Affirmed as modified.

. Substantial revisions of the statutory provisions affecting real property tax assessments were made in 1974. See District of Columbia Real Property Tax Revision Act of 1974, P.L. 93-407, §§ 401-29, 88 Stat. 1036 (effective July 1, 1975), D.C.Code 1976 Supp., §§ 47-641 to -646. We refer herein to the Code sections which are applicable to the instant litigation, since this case arose prior to the enactment of the present laws.

. For convenience we define briefly some of the taxation concepts used in this opinion. The term “valuation” refers to both (1) the process by which the Board of Assistant Assessors determines and assigns a fair market value to a particular piece of real property, and (2) the amount so assigned as the value.
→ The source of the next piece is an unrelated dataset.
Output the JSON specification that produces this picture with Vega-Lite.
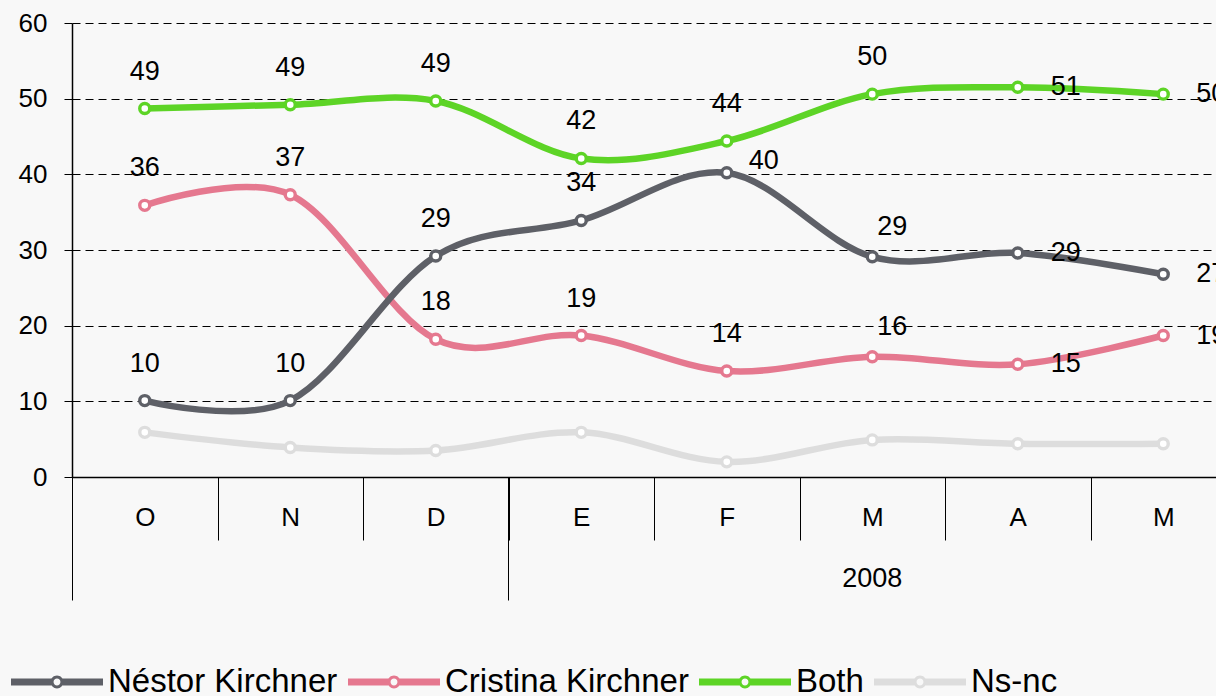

See D.C. Code 1973, § 47-705. “Assessment” is the figure attained by multiplying the valuation, i.e., the fair market value, by the debasement factor, the percentage of fair market value to which the tax rate is applied. See District of Columbia v. Green, D.C.App., 310 A.2d 848, 851 (1973). The assessment, i.e., the assessed value, is the amount upon which the tax is levied “Equalization” denotes the process implementing the duty of the Board of Equalization and Review “to fairly and impartially equalize the value of real property made by the board of assistant assessors as the basis for assessment.” D.C.Code 1973, § 47-708.

. The District and Burlington agreed that the existing improvements on the land are of insignificant value, and that the hotel would have to be demolished for the land to be put to its “highest and best use.”

. See United States v. Certain Land in Baltimore County, Maryland, 209 F.Supp. 50, 56 (D.Md.1962); Durika v. School District of Derry Township, 415 Pa. 480, 203 A.2d 474 (1964); cf. Mark v. City of Indianapolis, 247 Ind. 511, 219 N.E.2d 434 (1966) (evidence of owner’s asked rent admissible).

. Nonetheless, we agree with the trial court’s observation that an unacted-upon offer to sell is not highly probative of true value in the context of an assessment proceeding. A landowner’s offering price is likely to be exaggerated, as a starting point for bargaining. That, however, goes to the evidence’s weight, rather than its admissibility.

. Contrary to the District’s assertions, the sales used by Burlington to support its estimated valuation were competent evidence so long as they did not result from foreclosure or other legal compulsion. District of Columbia Redevelopment Land Agency v. 61 Parcels of Land, 98 U.S.App.D.C. 367, 368, 235 F.2d 864, 865 (1956); Baetjer v. United States, 143 F.2d 391, 397 (1st Cir.), cert. denied, 323 U.S. 772, 65 S.Ct. 131, 89 L.Ed. 618 (1944). The motivations and circumstances of the sales go to the weight of the evidence, and not to its admissibility. District of Columbia Redevelopment Land Agency v. 61 Parcels of Land, supra, 98 U.S.App.D.C. at 369, 235 F.2d at 866.

.Both parties agree that the trial court made a slight arithmetical error in its determination of Lot 97’s total debased assessed value, due to the inadvertent inclusion of a small adjacent parcel owned by appellee. The property’s final debased assessment value should be $1,846,-868.40, and not $1,871,334.79 as stated by the trial court.

. Prior, to the hearing on the contested 1973 assessment, Burlington received a notification from the District of the assessment on the property for fiscal year 1974. The figure thus conveyed was exactly the same as that which had been set for the previous fiscal year by the Board of Equalization and Review, which then was in the process of being disputed in Superi- or Court. It is clear that the 1974 figure was not based upon a reassessment utilizing updated sources of information, but rather was simply a routine repetition of the challenged 1973 assessment.

. While § 47-2403 speaks literally of an “appeal from the assessment”, an assessment is nothing more than a specified percentage of a property’s valuation and has no viability separate and apart from the underlying valuation. The value of a property is the foundation of both an assessment and the amount of the tax levied upon such an- assessment.

. While we do not consider the fact that Burlington did not amend its petition specifically to include the 1974 assessment to constitute a specific failure to demand relief, the trial court is not limited in granting relief to that which a party formally has requested.